Much ballyhoo and bad press has come to the Metropolitan Transportation Authority and their attempts to build a comprehensive rail and bus line network for the Los Angeles area, and in North Hollywood in particular. While I agree that the MTA has made many missteps and has poorly communicated with local residents, I want to share one positive aspect of this project.
There is a group of people, citizen volunteers from all backgrounds, who make up the Los Angeles Neighborhood Initiative in eight different L.A. communities, including North Hollywood and Sun Valley in the San Fernando Valley. LANI was started by Mayor Richard Riordan with assistance from the City Council and MTA, as well as numerous organizations.
It has been, however, the LANI volunteers, participants and staff who have been responsible for planning and implementing numerous transit and pedestrian-related streetscape improvements in their neighborhoods, complementing the MTA projects. From what I have been told, LANI, as a demonstration project, will sunset in the next year and new, community-based organizations will be formed to continue the work. LANI has received praise, from the Clinton administration on down, as being unique to the nation and a model for other cities to follow.

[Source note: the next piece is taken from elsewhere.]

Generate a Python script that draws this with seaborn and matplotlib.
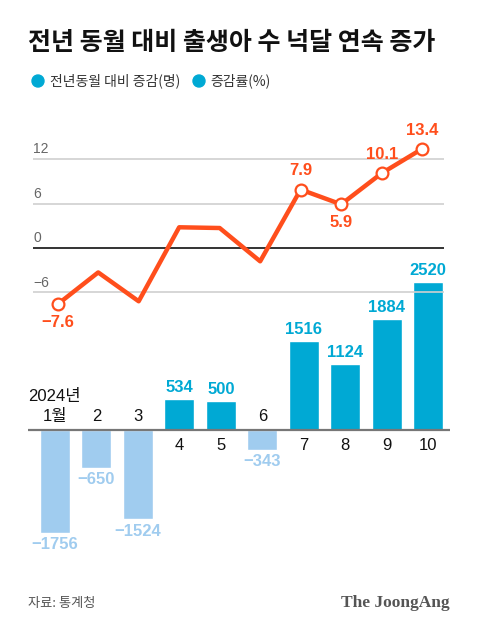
import numpy as np
import pandas as pd
import seaborn as sns
import matplotlib.pyplot as plt
from matplotlib.patches import Ellipse

# 데이터
months = ['1월', '2', '3', '4', '5', '6', '7', '8', '9', '10']
births_change = [-1756, -650, -1524, 534, 500, -343, 1516, 1124, 1884, 2520]
rate = [-7.6, -3.3, -7.2, 2.8, 2.7, -1.8, 7.9, 5.9, 10.1, 13.4]
rate_labeled = [True, False, False, False, False, False, True, True, True, True]
rate_label_above = [False, False, False, False, False, False, True, False, True, True]
yticks = [-6, 0, 6, 12]

sns.set_theme(style='white')
plt.rcParams['font.family'] = ['Noto Sans CJK KR', 'DejaVu Sans']
plt.rcParams['axes.unicode_minus'] = True
NUM = ['Liberation Sans', 'Noto Sans CJK KR']

BLUE = '#00a9d4'
LIGHT = '#a0ccef'
ORANGE = '#ff4e1c'
W, H = 480, 631

fig = plt.figure(figsize=(4.8, 6.31), dpi=100)
fig.patch.set_facecolor('white')

def box(x0, x1, ytop, ybot):
    return [x0 / W, 1 - ybot / H, (x1 - x0) / W, (ybot - ytop) / H]

# 막대 (증감, 명)
df = pd.DataFrame({'month': months, 'change': births_change,
                   'x': np.arange(len(months))})
ax_b = fig.add_axes(box(28, 450, 254, 547.4))
colors = [BLUE if v > 0 else LIGHT for v in births_change]
ax_b.bar(df['x'], df['change'], width=0.724, color=colors, zorder=2)
ax_b.set_xlim(-0.652, 9.53)
ax_b.set_ylim(-2000, 3000)
ax_b.axhline(0, color='#777777', lw=1.6, zorder=3)
ax_b.axis('off')
for x, v, m in zip(df['x'], df['change'], df['month']):
    if v > 0:
        ax_b.annotate(f'{v}', (x, v), xytext=(0, 3), textcoords='offset points',
                      ha='center', va='bottom', color=BLUE, fontsize=12,
                      fontweight='bold', family=NUM)
        ax_b.annotate(m, (x, 0), xytext=(0, -6), textcoords='offset points',
                      ha='center', va='top', color='#111111', fontsize=12,
                      family=NUM)
    else:
        ax_b.annotate(f'\u2212{abs(v)}', (x, v), xytext=(0, -3),
                      textcoords='offset points', ha='center', va='top',
                      color=LIGHT, fontsize=12, fontweight='bold', family=NUM)
        ax_b.annotate(m, (x, 0), xytext=(0, 4), textcoords='offset points',
                      ha='center', va='bottom', color='#111111', fontsize=12,
                      family=NUM)
ax_b.annotate('2024년', (-0.652, 0), xytext=(0, 19), textcoords='offset points',
              ha='left', va='bottom', color='#111111', fontsize=12, family=NUM)

# 선 (증감률, %)
ax_l = fig.add_axes(box(33, 444, 122.2, 322))
ax_l.patch.set_alpha(0)
ax_l.set_xlim(-0.61, 9.54)
ax_l.set_ylim(-10, 17)
for t in yticks:
    if t == 0:
        ax_l.axhline(t, color='#111111', lw=1.2, zorder=1)
    else:
        ax_l.axhline(t, color='#d0d0d0', lw=1.2, zorder=1)
    ax_l.annotate(f'{t}'.replace('-', '\u2212'), (-0.61, t), xytext=(0, 2),
                  textcoords='offset points', ha='left', va='bottom',
                  color='#666666', fontsize=10, family=NUM)
ax_l.axis('off')
sns.lineplot(x=np.arange(len(rate)), y=rate, ax=ax_l, color=ORANGE, lw=3.2,
             zorder=4)
lx = [i for i, f in enumerate(rate_labeled) if f]
ly = [rate[i] for i in lx]
ax_l.plot(lx, ly, 'o', ms=8.5, mfc='white', mec=ORANGE, mew=1.6, zorder=5)
for i in lx:
    up = rate_label_above[i]
    ax_l.annotate(f'{rate[i]}'.replace('-', '\u2212'), (i, rate[i]),
                  xytext=(0, 8 if up else -8), textcoords='offset points',
                  ha='center', va='bottom' if up else 'top', color=ORANGE,
                  fontsize=12, fontweight='bold', family=NUM)

# 제목, 범례, 출처
fig.text(28 / W, 1 - 43 / H, '전년 동월 대비 출생아 수 넉달 연속 증가',
         fontsize=18, fontweight='bold', color='#111111', va='center', ha='left')
for cx in (38, 199):
    fig.patches.append(Ellipse((cx / W, 1 - 81 / H), 12 / W, 12 / H, color=BLUE,
                               transform=fig.transFigure, figure=fig))
fig.text(50 / W, 1 - 81 / H, '전년동월 대비 증감(명)', fontsize=10,
         color='#333333', va='center', ha='left')
fig.text(210 / W, 1 - 81 / H, '증감률(%)', fontsize=10,
         color='#333333', va='center', ha='left')
fig.text(28 / W, 1 - 603 / H, '자료: 통계청', fontsize=9.5, color='#555555',
         va='center', ha='left')
fig.text(450 / W, 1 - 603 / H, 'The JoongAng', fontsize=12.5, color='#555555',
         family='Liberation Serif', fontweight='bold', va='center', ha='right')

fig.savefig('out.png', dpi=100, facecolor='white')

In North Hollywood, for example, under the direction of local businessman Ken Banks, numerous improvements have been made in the last few months alone, ranging from development of an arts park, new bus shelters, new street trees, painting of stoplight and street light poles and more. I wish I had heard of this group sooner so I could have participated.
As an average taxpaying citizen, I see projects such as LANI as having the potential to end the bureaucratic stranglehold of our city and to give local residents control over their neighborhoods' destinies while getting much needed improvement done. These projects are neither conservative nor liberal, as ideology is irrelevant when you pick up a broom to sweep your own street.
I hope you will monitor their progress and report back to readers. Their work may be among the many actions needed to turn our great city around.